3.複数種のレース文様のレース棒を組み合わせて(上掲の皿では3種)板状に並べ、互いに融合してから吹きガラス棒に取り付けて、皿、グラス、コンポートなどの形状に成型する工程。

である。

 説明を読むとなるほどとなるが、制作された作品の外観からこれを推察するのは容易ではなく、16-17世紀のガラス加工職人がこの技法をめぐり繰り広げた騒動が想像されてなかなか楽しい。
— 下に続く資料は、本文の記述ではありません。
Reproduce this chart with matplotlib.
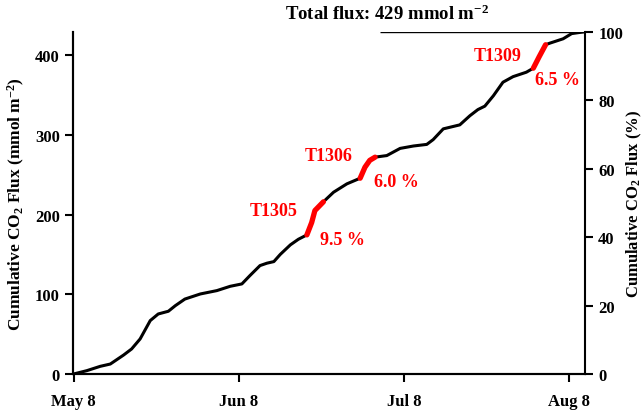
import numpy as np
import matplotlib
matplotlib.use("Agg")
import matplotlib.pyplot as plt

plt.rcParams['font.family'] = ['Liberation Serif', 'DejaVu Serif']
plt.rcParams['font.weight'] = 'bold'
plt.rcParams['mathtext.fontset'] = 'custom'
plt.rcParams['mathtext.rm'] = 'Liberation Serif:bold'
plt.rcParams['mathtext.it'] = 'Liberation Serif:bold'
plt.rcParams['mathtext.bf'] = 'Liberation Serif:bold'
plt.rcParams['mathtext.default'] = 'rm'

# days since May 8 and cumulative flux (mmol m-2)
days = [0, 2.5, 5, 6.9, 9.4, 10.9, 12.5, 14.4, 15.9, 17.8, 19.1, 20.9, 23.8,
        26.9, 29.4, 31.6, 33.1, 35, 36.3, 37.6, 38.8, 40.7, 42.2, 43.8, 44.7,
        45.3, 46.9, 48.8, 51.3, 53.8, 54.7, 55.6, 56.6, 58.8, 61.3, 63.8, 66.3,
        67.5, 69.4, 72.5, 74.4, 75.9, 77.2, 78.8, 80.6, 82.5, 85, 86.3, 87.4,
        88.6, 89.4, 91.9, 93.5, 95.6]
flux = [0, 4.2, 9.6, 12.5, 23.8, 31.4, 44, 67, 75.3, 78.7, 85.7, 94, 100.4,
        104.6, 110, 113, 123.4, 136, 139, 141, 150, 162, 169, 174.5, 190,
        205, 216, 228, 238.5, 245.6, 259.4, 268, 272, 274, 283, 286, 288,
        294, 307.5, 312.5, 324, 331.7, 336, 349, 366, 373, 378.6, 383.6, 398,
        413, 415, 420.5, 427, 429]
total = 429

typhoons = ['T1305', 'T1306', 'T1309']
typhoon_share = ['9.5 %', '6.0 %', '6.5 %']
typhoon_periods = [(43.8, 46.9), (53.8, 56.6), (86.3, 88.6)]
# label anchors (day, flux) for name and share
name_pos = [(42.1, 205), (52.3, 274), (84.1, 399)]
share_pos = [(46.3, 169), (56.4, 241), (86.6, 370)]

tick_days = [0, 31, 62, 93]
tick_labels = ['May 8', 'Jun 8', 'Jul 8', 'Aug 8']

days = np.array(days)
flux = np.array(flux)

fig = plt.figure(figsize=(6.44, 4.14), dpi=100)
ax = fig.add_axes([73 / 644, 1 - 375 / 414, 512 / 644, 342 / 414])
ax2 = ax.twinx()

ax.plot(days, flux, color='black', lw=2.2, zorder=3, solid_joinstyle='round')
for (d0, d1) in typhoon_periods:
    m = (days >= d0) & (days <= d1)
    ax.plot(days[m], flux[m], color='red', lw=3.8, solid_capstyle='round',
            solid_joinstyle='round', zorder=4)

for name, share, npos, spos in zip(typhoons, typhoon_share, name_pos, share_pos):
    ax.text(npos[0], npos[1], name, color='red', fontsize=13, fontweight='bold',
            ha='right', va='center')
    ax.text(spos[0], spos[1], share, color='red', fontsize=13, fontweight='bold',
            ha='left', va='center')

ax.hlines(total, 57.5, 96, color='black', lw=1)

ax.set_xlim(-0.1, 96)
ax.set_ylim(0, total)
ax2.set_ylim(0, 100)
ax.set_xticks(tick_days)
ax.set_xticklabels(tick_labels)
ax.set_yticks([0, 100, 200, 300, 400])
ax2.set_yticks([0, 20, 40, 60, 80, 100])

for a in (ax, ax2):
    a.spines['top'].set_visible(False)
    for s in a.spines.values():
        s.set_linewidth(1.5)
    a.tick_params(width=1.5, length=6, labelsize=12, direction='out')
ax.tick_params(axis='x', pad=8)
ax.spines['right'].set_visible(False)

ax.set_ylabel('Cumulative CO$_2$ Flux (mmol m$^{-2}$)', fontsize=12.5, fontweight='bold', labelpad=6)
ax2.set_ylabel('Cumulative CO$_2$ Flux (%)', fontsize=12, fontweight='bold', labelpad=1)

fig.text(387 / 644, 1 - 14 / 414, 'Total flux: 429 mmol m$^{-2}$', ha='center', va='center',
         fontsize=13.5, fontweight='bold')

fig.savefig('out.png', dpi=100)
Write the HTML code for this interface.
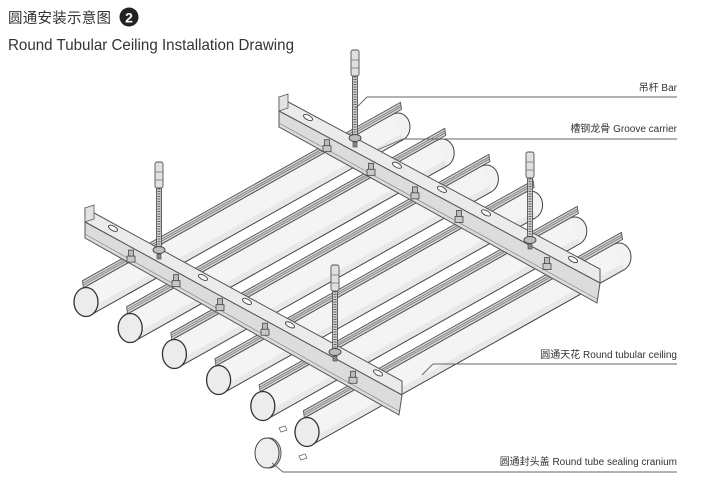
<!DOCTYPE html>
<html><head><meta charset="utf-8">
<style>
html,body{margin:0;padding:0;background:#fff;}
svg{display:block;}
text{font-family:"Liberation Sans","Noto Sans CJK SC",sans-serif;fill:#333;}
</style></head>
<body>
<svg id="s" width="712" height="488" viewBox="0 0 712 488" xmlns="http://www.w3.org/2000/svg">
<g id="draw"></g>
<text x="8" y="23" font-size="14.5" textLength="103">圆通安装示意图</text>
<circle cx="129" cy="17" r="9.5" fill="#222"/>
<text x="129" y="22.5" font-size="14" font-weight="bold" text-anchor="middle" style="fill:#fff">2</text>
<text x="8" y="50" font-size="16" textLength="286" lengthAdjust="spacingAndGlyphs">Round Tubular Ceiling Installation Drawing</text>

<g stroke="#666" stroke-width="0.9" fill="none">
<polyline points="356,108 367,97 677,97"/>
<polyline points="377,150 403,139 677,139"/>
<polyline points="422,375 433,364 677,364"/>
<polyline points="272,463 283,472 677,472"/>
</g>
<text x="677" y="91" font-size="10" text-anchor="end">吊杆  Bar</text>
<text x="677" y="132" font-size="10" text-anchor="end">槽钢龙骨  Groove carrier</text>
<text x="677" y="358" font-size="10" text-anchor="end">圆通天花 Round tubular ceiling</text>
<text x="677" y="465" font-size="10" text-anchor="end">圆通封头盖  Round tube sealing cranium</text>
</svg>
<script>
(function(){
var g=document.getElementById('draw'),h='';
function P(a){return a.map(function(p){return p[0].toFixed(1)+','+p[1].toFixed(1)}).join(' ');}
function add(p,q){return [p[0]+q[0],p[1]+q[1]];}
function sub(p,q){return [p[0]-q[0],p[1]-q[1]];}
function mul(p,k){return [p[0]*k,p[1]*k];}
var AX=[312,-175],L=Math.hypot(AX[0],AX[1]),u=[AX[0]/L,AX[1]/L];
var o=[5.2,12.7];
for(var i=0;i<6;i++){
 var F=[86+44.2*i,302+26*i],B=add(F,AX);
 h+='<ellipse cx="'+B[0]+'" cy="'+B[1]+'" rx="12" ry="14" fill="#f2f2f2" stroke="#444" stroke-width="1"/>';
 h+='<polygon points="'+P([sub(F,o),sub(B,o),add(B,o),add(F,o)])+'" fill="#f4f4f4"/>';
 var s1=add(F,mul(o,0.55)),s2=add(B,mul(o,0.55));
 h+='<polygon points="'+P([s1,s2,add(B,o),add(F,o)])+'" fill="#e8e8e8"/>';
 h+='<line x1="'+sub(F,o)[0]+'" y1="'+sub(F,o)[1]+'" x2="'+sub(B,o)[0]+'" y2="'+sub(B,o)[1]+'" stroke="#444" stroke-width="1"/>';
 h+='<line x1="'+add(F,o)[0]+'" y1="'+add(F,o)[1]+'" x2="'+add(B,o)[0]+'" y2="'+add(B,o)[1]+'" stroke="#444" stroke-width="1"/>';
 var c1=add(sub(F,o),mul(u,3)),c2=add(sub(B,o),mul(u,10));
 var up=[-1,-7];
 h+='<polygon points="'+P([c1,c2,add(c2,up),add(c1,up)])+'" fill="#d4d4d4" stroke="#555" stroke-width="0.9"/>';
 [[-0.5,-2.5],[-0.7,-4.5]].forEach(function(d){var a=add(c1,d),b=add(c2,d);h+='<line x1="'+a[0]+'" y1="'+a[1]+'" x2="'+b[0]+'" y2="'+b[1]+'" stroke="#777" stroke-width="0.8"/>';});
 h+='<ellipse cx="'+F[0]+'" cy="'+F[1]+'" rx="12" ry="14.5" fill="#ececec" stroke="#333" stroke-width="1.3"/>';
}
function beam(x0,y0,x1,y1,slots,bolts){
 var s=(y1-y0)/(x1-x0);function yt(x){return y0+s*(x-x0);}
 h+='<polygon points="'+P([[x0,y0],[x1,y1],[x1,y1+14],[x0,y0+14]])+'" fill="#ebebeb" stroke="#555" stroke-width="1"/>';
 h+='<polygon points="'+P([[x0,y0+14],[x1,y1+14],[x1-3,y1+34],[x0,y0+30]])+'" fill="#dcdcdc" stroke="#555" stroke-width="1"/>';
 h+='<line x1="'+x0+'" y1="'+(y0+26)+'" x2="'+(x1-3)+'" y2="'+(y1+30)+'" stroke="#888" stroke-width="0.7"/>';
 h+='<polygon points="'+P([[x0,y0],[x0+9,y0-3],[x0+9,y0+11],[x0,y0+14]])+'" fill="#e2e2e2" stroke="#555" stroke-width="0.8"/>';
 var ang=Math.atan(s)*180/Math.PI;
 slots.forEach(function(x){h+='<ellipse cx="'+x+'" cy="'+(yt(x)+5)+'" rx="5" ry="2.3" transform="rotate('+ang+' '+x+' '+(yt(x)+5)+')" fill="#fafafa" stroke="#444" stroke-width="0.9"/>';});
 bolts.forEach(function(x){var y=yt(x)+26;
  h+='<rect x="'+(x-2.5)+'" y="'+(y-9)+'" width="5" height="7" fill="#bbb" stroke="#444" stroke-width="0.8"/>';
  h+='<rect x="'+(x-4)+'" y="'+(y-3)+'" width="8" height="6" fill="#c8c8c8" stroke="#444" stroke-width="0.8"/>';});
}
beam(85,208,402,381,[113,203,247,290,378],[131,176,220,265,353]);
beam(279,97,600,269,[308,397,442,486,573],[327,371,415,459,547]);
function rod(x,t,b){
 h+='<rect x="'+(x-2.5)+'" y="'+(t+22)+'" width="5" height="'+(b-t-22)+'" fill="#cfcfcf" stroke="#555" stroke-width="0.9"/>';
 h+='<line x1="'+x+'" y1="'+(t+24)+'" x2="'+x+'" y2="'+(b-4)+'" stroke="#666" stroke-width="3" stroke-dasharray="1 1.5"/>';
 h+='<rect x="'+(x-4)+'" y="'+t+'" width="8" height="26" rx="2" fill="#e0e0e0" stroke="#555" stroke-width="0.9"/>';
 h+='<line x1="'+(x-4)+'" y1="'+(t+10)+'" x2="'+(x+4)+'" y2="'+(t+10)+'" stroke="#777" stroke-width="0.8"/>';
 h+='<line x1="'+(x-4)+'" y1="'+(t+18)+'" x2="'+(x+4)+'" y2="'+(t+18)+'" stroke="#777" stroke-width="0.8"/>';
 h+='<ellipse cx="'+x+'" cy="'+(b-2)+'" rx="6" ry="3.5" fill="#bcbcbc" stroke="#444" stroke-width="0.9"/>';
 h+='<rect x="'+(x-2)+'" y="'+(b+2)+'" width="4" height="5" fill="#888" stroke="#444" stroke-width="0.6"/>';
}
rod(355,50,140);rod(159,162,252);rod(530,152,242);rod(335,265,354);
h+='<ellipse cx="269" cy="453" rx="12" ry="15" fill="#ddd" stroke="#555" stroke-width="1"/>';
h+='<ellipse cx="267" cy="453" rx="12" ry="15" fill="#eee" stroke="#444" stroke-width="1"/>';
h+='<polygon points="279,428 285,426 287,430 281,432" fill="#fff" stroke="#666" stroke-width="0.8"/>';
h+='<polygon points="299,456 305,454 307,458 301,460" fill="#fff" stroke="#666" stroke-width="0.8"/>';
g.innerHTML=h;
})();
</script>
</body></html>
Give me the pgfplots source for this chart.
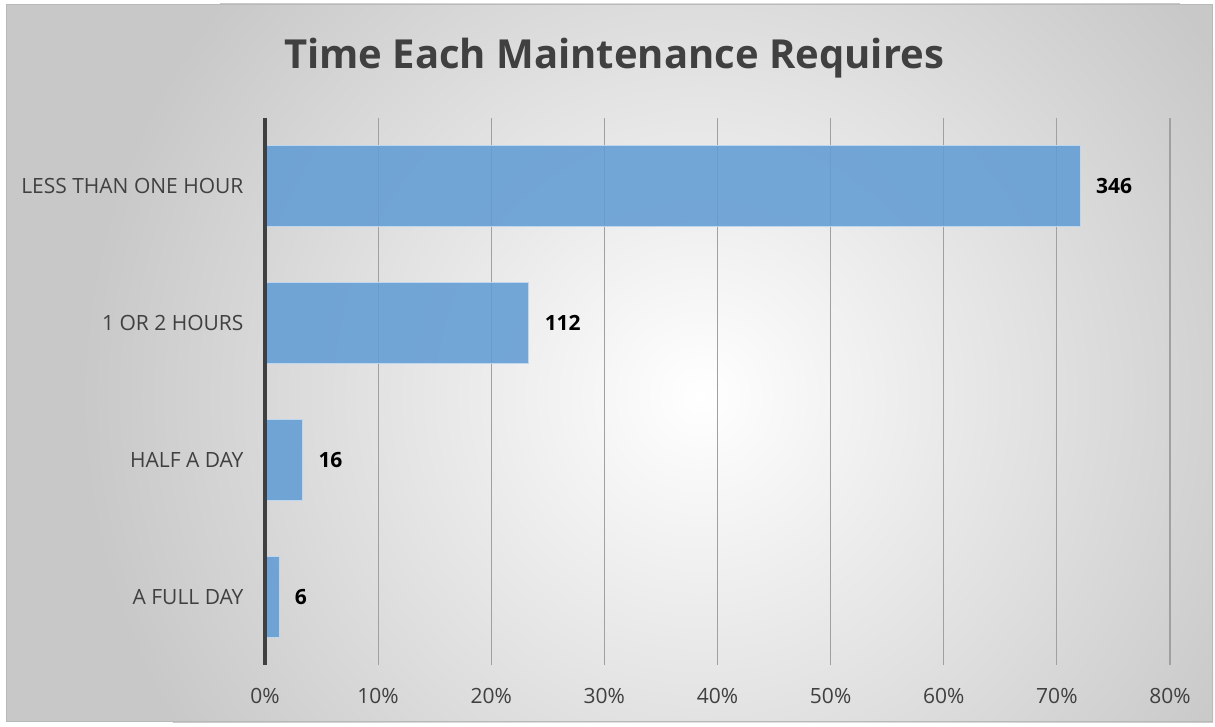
\documentclass[border=0pt]{standalone}
\usepackage{pgfplots}
\pgfplotsset{compat=1.18}
\usepackage{fontspec}
\setmainfont{Open Sans}
\definecolor{barblue}{RGB}{98,157,212}
\definecolor{baredge}{RGB}{190,215,238}
\definecolor{txtgrey}{RGB}{64,64,64}
\definecolor{gridgrey}{RGB}{160,160,160}
\definecolor{bgouter}{RGB}{200,200,200}

\begin{document}
\begin{tikzpicture}[x=1pt,y=1pt]
% canvas and framed chart area
\path (0,0) rectangle (1215,726);
\begin{scope}
  \clip (6,4) rectangle (1213,722);
  \fill[bgouter] (6,4) rectangle (1213,722);
  \shade[inner color=white, outer color=bgouter] (700,330) circle (620);
\end{scope}
\draw[gray!55, line width=1.2pt] (6.5,4.5) rectangle (1212.5,721.5);

\node[font=\fontsize{40}{46}\selectfont\bfseries, text=txtgrey] at (614,668) {Time Each Maintenance Requires};

\begin{axis}[
    at={(265pt,61pt)}, anchor=south west,
    scale only axis,
    width=905pt, height=547pt,
    xbar,
    bar width=81pt,
    xmin=0, xmax=80,
    ymin=-0.5, ymax=3.5,
    y dir=reverse,
    ytick={0,1,2,3},
    yticklabels={LESS THAN ONE HOUR, 1 OR 2 HOURS, HALF A DAY, A FULL DAY},
    xtick={0,10,...,80},
    xticklabel={\pgfmathprintnumber{\tick}\%},
    /pgf/number format/assume math mode=true,
    ticklabel style={font=\fontsize{21}{24}\selectfont, text=txtgrey},
    xticklabel style={yshift=-20pt},
    yticklabel style={xshift=-18pt},
    major tick length=0pt,
    xmajorgrids,
    grid style={gridgrey, line width=1.2pt},
    axis x line*=bottom,
    x axis line style={draw=none},
    axis y line*=left,
    y axis line style={draw=none},
    clip=false,
    nodes near coords,
    point meta=explicit symbolic,
    nodes near coords style={font=\fontsize{21}{24}\selectfont\bfseries, text=black, anchor=west, xshift=12pt},
]
\addplot[fill=barblue, fill opacity=0.88, draw=baredge, line width=1pt, text opacity=1] coordinates {
    (72.08,0) [346]
    (23.33,1) [112]
    (3.33,2) [16]
    (1.25,3) [6]
};
\draw[txtgrey, line width=4pt] (axis cs:0,-0.5) -- (axis cs:0,3.5);
\end{axis}
\end{tikzpicture}
\end{document}
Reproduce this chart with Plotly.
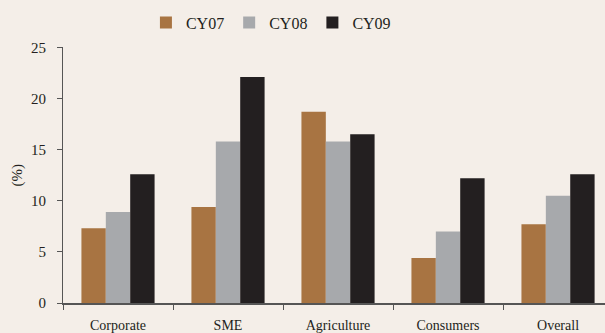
import plotly.graph_objects as go

categories = ["Corporate", "SME", "Agriculture", "Consumers", "Overall"]
cy07 = [7.3, 9.4, 18.7, 4.4, 7.7]
cy08 = [8.9, 15.8, 15.8, 7.0, 10.5]
cy09 = [12.6, 22.1, 16.5, 12.2, 12.6]
series = [("CY07", cy07, "#A87442"), ("CY08", cy08, "#A7A9AC"), ("CY09", cy09, "#231F20")]
yticks = [0, 5, 10, 15, 20, 25]

FONT = "Liberation Serif"
fig = go.Figure()
for name, vals, col in series:
    fig.add_trace(go.Bar(x=categories, y=vals, name=name, marker_color=col, marker_line_width=0))

bg = "#F4EEE8"
fig.update_layout(
    width=605, height=333,
    margin=dict(l=63, r=0, t=44, b=29),
    paper_bgcolor=bg, plot_bgcolor=bg,
    barmode="group", bargap=0.335, bargroupgap=0,
    font=dict(family=FONT, color="#231F20", size=14),
    legend=dict(orientation="h", x=0.153, xanchor="left", y=0.983, yanchor="top",
                yref="container", font=dict(family=FONT, size=16, color="#231F20"),
                itemwidth=30, traceorder="normal"),
    showlegend=True,
)
fig.update_xaxes(
    type="category", range=[-0.5, 4.427], tickson="boundaries",
    ticks="outside", ticklen=5, tickcolor="#555555", tickwidth=1,
    showline=True, linecolor="#555555", linewidth=2,
    tickfont=dict(family=FONT, size=14, color="#231F20"), showgrid=False,
    ticklabelstandoff=8,
)
fig.update_yaxes(
    range=[0, 25], tickvals=yticks, ticks="outside", ticklen=5,
    tickcolor="#555555", showline=True, linecolor="#555555", linewidth=1,
    showgrid=False, zeroline=False, tickfont=dict(family=FONT, size=15, color="#231F20"),
    ticklabelstandoff=8,
    title=dict(text="(%)", font=dict(family=FONT, size=15, color="#231F20"), standoff=4),
)
fig.write_html("out.html")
 写真のレース・ガラス皿に用いられている3種類のレース文様を上記工程に当てはめると、およそ次図のように作られていることになる。厳密なものではもちろん無いのだが、基本的な設計概念である。


レース・ガラス棒製作の基本概念図


レース・ガラス皿に用いられているパターン1のレース・ガラス棒制作の概念図


レース・ガラス皿に用いられているパターン2のレース・ガラス棒制作の概念図


レース・ガラス皿に用いられているパターン3のレース・ガラス棒制作の概念図

 今回の富山のガラス工芸作品と制作技術、制作工程を巡る旅でガラス工芸の世界を垣間見ることができたが、帰宅後調べるにつれこの世界がとても古い歴史を持ち、幅広く、ガラスならではの素晴らしい工芸の世界を持っていることが判り大いに勉強するきっかけになった。